On Veterans Day 2022, reporter Steve Mellon of the Pittsburgh Union Progress published a remarkable story about a hidden hillside cemetery in Ross Township where African American veterans rest in near-total obscurity. In his reporting, Mellon uncovered the extraordinary lives of men like Buffalo Soldier Leonard Conrad, Harlem Hellfighter Walter Jones, and Civil War sailor William Scroggins—stories nearly lost beneath weeds and brush. We’ve shared some of their history below, but we invite you to read Mellon’s full article here for the complete account.
A few hundred yards up a brush-choked lane seven miles north of downtown Pittsburgh lies a small parcel of earth that should be hallowed ground. Instead, it is overgrown, neglected, its history buried under weeds.
The cemetery doesn’t have a name. No one knows who established it or why it sits where it does. There are no surviving records of its founding and no church affiliation. What we do know is that burials took place there between 1909 and 1995, and that it served Pittsburgh’s African American community during much of the 20th century.
Families who buried loved ones there may have moved away, passed on, or lacked resources to keep it up. Without a clear owner or governing body, the hillside gradually succumbed to neglect. Over time, brush, trees, and poison ivy swallowed the stones, and the place slipped almost entirely out of public memory.
Clever and tireless local researcher John Schalcosky compiled a list of nearly 100 names buried here, including six known veterans. National Park Ranger Rich Condon cleared some of the brush out of respect for the veterans.
One stone they uncovered carries the name Leonard Conrad, who died December 2, 1912. Beneath his name is etched “24 U.S. Infantry.” Those were the famous Buffalo Soldiers who served on the frontier after the Civil War.
Further uphill lies Walter Jones of the Horseshoer Supply Co., 369th Infantry Regiment, the famed Harlem Hellfighters of World War I. The Hellfighters endured 191 days on trench lines, longer than any other American unit, suffering approximately 1,500 casualties and earning a place in military legend.
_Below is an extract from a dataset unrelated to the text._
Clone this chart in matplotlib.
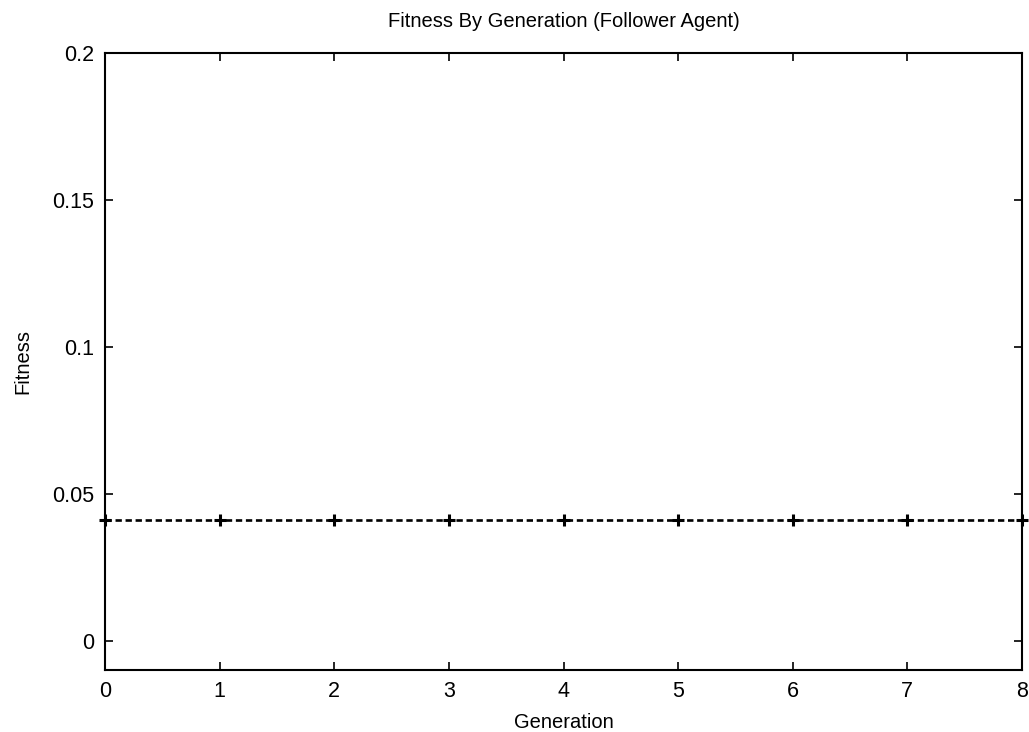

After the war, Jones worked in Pittsburgh’s Middle Hill, only to die of heart disease in 1932 at age 41.
Then there’s William Scroggins. Born in 1843 in Baltimore to free Black parents, Scroggins enlisted “at sea” aboard the USS Nansemond in late 1863. That ship was once the merchant steamer James F. Freeborn, converted into a gunboat enforcing the Union naval blockade. Rough seas nearly wrecked her—waves crippled her structure, stalled engines, and risked all hands overboard. In desperation, crew members tossed guns, anchor, and tons of weight into the sea. The gamble worked, and the Nansemond survived.
Scroggins was one of 28 Black crewmen aboard, working as a cook. He helped starve the Confederacy of supplies, a critical contribution to the war effort.
After the war, Scroggins settled in Pittsburgh and worked as a barber, opening his own “Fashionable Hair Dressing and Saving Saloon” with bath rooms. He married, fathered ten children, and joined the Grand Army of the Republic alongside his father, George. Scroggins died on December 21, 1916. His funeral included a $125 casket, a new $15 suit, gloves, a horse-drawn hearse.
This unnamed cemetery contains stories that we too often brush aside or neglect, like the headstones that mark the remains buried beneath them.